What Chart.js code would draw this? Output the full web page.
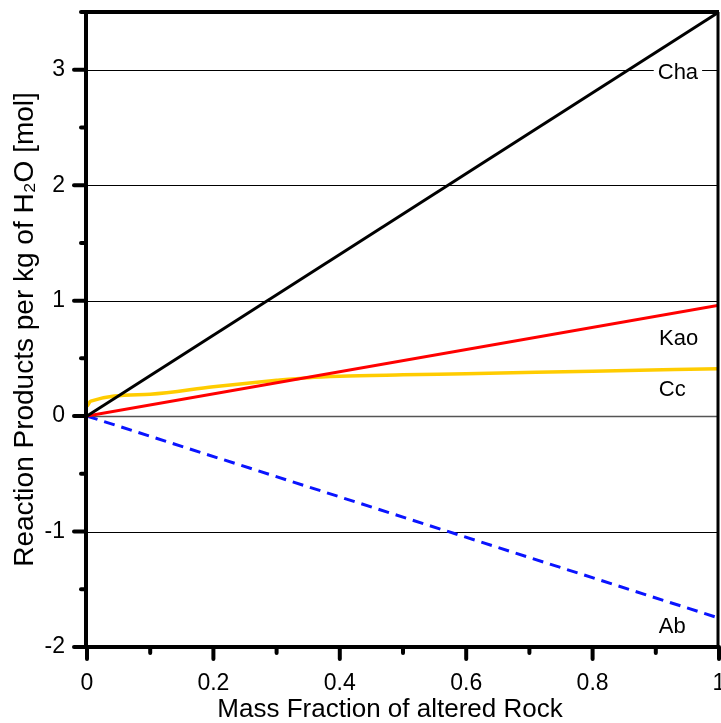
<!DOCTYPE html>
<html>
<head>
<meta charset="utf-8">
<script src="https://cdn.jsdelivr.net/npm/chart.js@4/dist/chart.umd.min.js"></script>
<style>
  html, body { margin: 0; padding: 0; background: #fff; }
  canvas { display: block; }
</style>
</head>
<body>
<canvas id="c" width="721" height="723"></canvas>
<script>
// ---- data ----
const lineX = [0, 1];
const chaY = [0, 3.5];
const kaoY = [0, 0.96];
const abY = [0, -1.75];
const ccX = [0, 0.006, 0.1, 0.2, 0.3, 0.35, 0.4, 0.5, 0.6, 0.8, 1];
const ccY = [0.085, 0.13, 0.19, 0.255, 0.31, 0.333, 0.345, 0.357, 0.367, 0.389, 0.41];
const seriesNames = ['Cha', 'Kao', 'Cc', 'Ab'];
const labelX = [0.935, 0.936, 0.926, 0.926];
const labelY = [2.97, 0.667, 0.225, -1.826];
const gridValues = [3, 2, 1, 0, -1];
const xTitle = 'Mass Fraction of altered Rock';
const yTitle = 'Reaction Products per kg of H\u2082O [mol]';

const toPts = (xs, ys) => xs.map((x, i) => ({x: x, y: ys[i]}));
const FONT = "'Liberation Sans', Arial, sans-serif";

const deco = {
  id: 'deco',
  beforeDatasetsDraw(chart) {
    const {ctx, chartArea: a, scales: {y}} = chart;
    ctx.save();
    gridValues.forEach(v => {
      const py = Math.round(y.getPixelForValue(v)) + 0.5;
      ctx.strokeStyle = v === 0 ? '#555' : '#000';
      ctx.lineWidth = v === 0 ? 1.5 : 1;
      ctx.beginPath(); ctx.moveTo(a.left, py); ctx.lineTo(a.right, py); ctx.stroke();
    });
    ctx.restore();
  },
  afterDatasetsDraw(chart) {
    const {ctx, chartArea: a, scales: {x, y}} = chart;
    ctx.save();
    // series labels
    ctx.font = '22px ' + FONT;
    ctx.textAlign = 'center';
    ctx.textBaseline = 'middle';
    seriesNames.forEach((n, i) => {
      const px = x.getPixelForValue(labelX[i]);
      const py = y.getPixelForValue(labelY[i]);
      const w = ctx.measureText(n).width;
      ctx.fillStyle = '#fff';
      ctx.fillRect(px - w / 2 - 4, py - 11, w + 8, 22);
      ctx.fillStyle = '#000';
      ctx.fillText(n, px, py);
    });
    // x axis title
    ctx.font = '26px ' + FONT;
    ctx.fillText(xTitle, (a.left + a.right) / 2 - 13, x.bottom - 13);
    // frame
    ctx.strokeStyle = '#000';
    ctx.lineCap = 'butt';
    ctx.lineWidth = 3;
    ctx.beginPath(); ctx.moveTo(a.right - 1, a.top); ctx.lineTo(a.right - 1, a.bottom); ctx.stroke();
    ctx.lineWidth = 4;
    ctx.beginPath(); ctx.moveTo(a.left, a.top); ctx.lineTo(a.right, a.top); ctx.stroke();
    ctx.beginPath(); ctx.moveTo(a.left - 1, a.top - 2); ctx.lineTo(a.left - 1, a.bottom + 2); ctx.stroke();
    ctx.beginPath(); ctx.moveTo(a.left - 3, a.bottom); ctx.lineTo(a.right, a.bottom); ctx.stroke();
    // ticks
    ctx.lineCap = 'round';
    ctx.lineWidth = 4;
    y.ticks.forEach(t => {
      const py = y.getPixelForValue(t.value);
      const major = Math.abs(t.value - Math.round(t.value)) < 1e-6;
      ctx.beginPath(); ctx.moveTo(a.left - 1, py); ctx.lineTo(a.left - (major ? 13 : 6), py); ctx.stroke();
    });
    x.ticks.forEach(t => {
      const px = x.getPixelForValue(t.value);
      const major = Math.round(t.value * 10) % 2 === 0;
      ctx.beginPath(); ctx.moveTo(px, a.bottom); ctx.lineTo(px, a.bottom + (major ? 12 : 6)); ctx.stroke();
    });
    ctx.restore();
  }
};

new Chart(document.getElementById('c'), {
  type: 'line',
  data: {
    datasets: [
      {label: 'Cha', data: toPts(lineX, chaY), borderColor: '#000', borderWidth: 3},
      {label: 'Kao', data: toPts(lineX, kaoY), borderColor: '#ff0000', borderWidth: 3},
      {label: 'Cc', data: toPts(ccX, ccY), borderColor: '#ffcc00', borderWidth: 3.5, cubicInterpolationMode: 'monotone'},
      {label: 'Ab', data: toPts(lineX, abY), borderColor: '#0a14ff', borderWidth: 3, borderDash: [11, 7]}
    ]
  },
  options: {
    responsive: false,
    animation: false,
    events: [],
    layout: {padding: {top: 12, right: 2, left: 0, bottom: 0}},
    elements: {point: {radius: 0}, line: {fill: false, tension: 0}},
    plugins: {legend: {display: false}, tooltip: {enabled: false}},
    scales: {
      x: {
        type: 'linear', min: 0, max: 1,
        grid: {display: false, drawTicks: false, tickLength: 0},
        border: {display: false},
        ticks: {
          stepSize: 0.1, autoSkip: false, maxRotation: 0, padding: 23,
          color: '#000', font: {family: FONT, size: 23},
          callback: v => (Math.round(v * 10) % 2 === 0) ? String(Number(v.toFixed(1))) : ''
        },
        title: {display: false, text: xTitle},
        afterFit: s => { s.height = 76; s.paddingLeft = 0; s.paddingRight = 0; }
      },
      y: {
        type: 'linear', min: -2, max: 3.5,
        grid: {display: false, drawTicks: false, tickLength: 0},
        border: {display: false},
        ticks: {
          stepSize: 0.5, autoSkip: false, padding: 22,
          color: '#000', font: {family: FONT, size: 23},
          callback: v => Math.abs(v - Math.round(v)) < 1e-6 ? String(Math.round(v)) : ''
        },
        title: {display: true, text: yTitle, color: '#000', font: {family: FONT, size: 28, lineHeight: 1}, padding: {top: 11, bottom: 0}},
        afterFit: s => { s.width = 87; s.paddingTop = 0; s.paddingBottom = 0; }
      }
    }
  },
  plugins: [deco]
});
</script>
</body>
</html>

- - - -

Leave the pictures out and copy the rest of the data exactly.

What Chart.js code would draw this? Output the full web page.
<!DOCTYPE html>
<html>
<head>
<meta charset="utf-8">
<script src="https://cdn.jsdelivr.net/npm/chart.js@4/dist/chart.umd.min.js"></script>
<style>
  html, body { margin: 0; padding: 0; background: #fff; }
  canvas { display: block; }
</style>
</head>
<body>
<canvas id="c" width="721" height="723"></canvas>
<script>
// ---- data ----
const lineX = [0, 1];
const chaY = [0, 3.5];
const kaoY = [0, 0.96];
const abY = [0, -1.75];
const ccX = [0, 0.006, 0.1, 0.2, 0.3, 0.35, 0.4, 0.5, 0.6, 0.8, 1];
const ccY = [0.085, 0.13, 0.19, 0.255, 0.31, 0.333, 0.345, 0.357, 0.367, 0.389, 0.41];
const seriesNames = ['Cha', 'Kao', 'Cc', 'Ab'];
const labelX = [0.935, 0.936, 0.926, 0.926];
const labelY = [2.97, 0.667, 0.225, -1.826];
const gridValues = [3, 2, 1, 0, -1];
const xTitle = 'Mass Fraction of altered Rock';
const yTitle = 'Reaction Products per kg of H\u2082O [mol]';

const toPts = (xs, ys) => xs.map((x, i) => ({x: x, y: ys[i]}));
const FONT = "'Liberation Sans', Arial, sans-serif";

const deco = {
  id: 'deco',
  beforeDatasetsDraw(chart) {
    const {ctx, chartArea: a, scales: {y}} = chart;
    ctx.save();
    gridValues.forEach(v => {
      const py = Math.round(y.getPixelForValue(v)) + 0.5;
      ctx.strokeStyle = v === 0 ? '#555' : '#000';
      ctx.lineWidth = v === 0 ? 1.5 : 1;
      ctx.beginPath(); ctx.moveTo(a.left, py); ctx.lineTo(a.right, py); ctx.stroke();
    });
    ctx.restore();
  },
  afterDatasetsDraw(chart) {
    const {ctx, chartArea: a, scales: {x, y}} = chart;
    ctx.save();
    // series labels
    ctx.font = '22px ' + FONT;
    ctx.textAlign = 'center';
    ctx.textBaseline = 'middle';
    seriesNames.forEach((n, i) => {
      const px = x.getPixelForValue(labelX[i]);
      const py = y.getPixelForValue(labelY[i]);
      const w = ctx.measureText(n).width;
      ctx.fillStyle = '#fff';
      ctx.fillRect(px - w / 2 - 4, py - 11, w + 8, 22);
      ctx.fillStyle = '#000';
      ctx.fillText(n, px, py);
    });
    // x axis title
    ctx.font = '26px ' + FONT;
    ctx.fillText(xTitle, (a.left + a.right) / 2 - 13, x.bottom - 13);
    // frame
    ctx.strokeStyle = '#000';
    ctx.lineCap = 'butt';
    ctx.lineWidth = 3;
    ctx.beginPath(); ctx.moveTo(a.right - 1, a.top); ctx.lineTo(a.right - 1, a.bottom); ctx.stroke();
    ctx.lineWidth = 4;
    ctx.beginPath(); ctx.moveTo(a.left, a.top); ctx.lineTo(a.right, a.top); ctx.stroke();
    ctx.beginPath(); ctx.moveTo(a.left - 1, a.top - 2); ctx.lineTo(a.left - 1, a.bottom + 2); ctx.stroke();
    ctx.beginPath(); ctx.moveTo(a.left - 3, a.bottom); ctx.lineTo(a.right, a.bottom); ctx.stroke();
    // ticks
    ctx.lineCap = 'round';
    ctx.lineWidth = 4;
    y.ticks.forEach(t => {
      const py = y.getPixelForValue(t.value);
      const major = Math.abs(t.value - Math.round(t.value)) < 1e-6;
      ctx.beginPath(); ctx.moveTo(a.left - 1, py); ctx.lineTo(a.left - (major ? 13 : 6), py); ctx.stroke();
    });
    x.ticks.forEach(t => {
      const px = x.getPixelForValue(t.value);
      const major = Math.round(t.value * 10) % 2 === 0;
      ctx.beginPath(); ctx.moveTo(px, a.bottom); ctx.lineTo(px, a.bottom + (major ? 12 : 6)); ctx.stroke();
    });
    ctx.restore();
  }
};

new Chart(document.getElementById('c'), {
  type: 'line',
  data: {
    datasets: [
      {label: 'Cha', data: toPts(lineX, chaY), borderColor: '#000', borderWidth: 3},
      {label: 'Kao', data: toPts(lineX, kaoY), borderColor: '#ff0000', borderWidth: 3},
      {label: 'Cc', data: toPts(ccX, ccY), borderColor: '#ffcc00', borderWidth: 3.5, cubicInterpolationMode: 'monotone'},
      {label: 'Ab', data: toPts(lineX, abY), borderColor: '#0a14ff', borderWidth: 3, borderDash: [11, 7]}
    ]
  },
  options: {
    responsive: false,
    animation: false,
    events: [],
    layout: {padding: {top: 12, right: 2, left: 0, bottom: 0}},
    elements: {point: {radius: 0}, line: {fill: false, tension: 0}},
    plugins: {legend: {display: false}, tooltip: {enabled: false}},
    scales: {
      x: {
        type: 'linear', min: 0, max: 1,
        grid: {display: false, drawTicks: false, tickLength: 0},
        border: {display: false},
        ticks: {
          stepSize: 0.1, autoSkip: false, maxRotation: 0, padding: 23,
          color: '#000', font: {family: FONT, size: 23},
          callback: v => (Math.round(v * 10) % 2 === 0) ? String(Number(v.toFixed(1))) : ''
        },
        title: {display: false, text: xTitle},
        afterFit: s => { s.height = 76; s.paddingLeft = 0; s.paddingRight = 0; }
      },
      y: {
        type: 'linear', min: -2, max: 3.5,
        grid: {display: false, drawTicks: false, tickLength: 0},
        border: {display: false},
        ticks: {
          stepSize: 0.5, autoSkip: false, padding: 22,
          color: '#000', font: {family: FONT, size: 23},
          callback: v => Math.abs(v - Math.round(v)) < 1e-6 ? String(Math.round(v)) : ''
        },
        title: {display: true, text: yTitle, color: '#000', font: {family: FONT, size: 28, lineHeight: 1}, padding: {top: 11, bottom: 0}},
        afterFit: s => { s.width = 87; s.paddingTop = 0; s.paddingBottom = 0; }
      }
    }
  },
  plugins: [deco]
});
</script>
</body>
</html>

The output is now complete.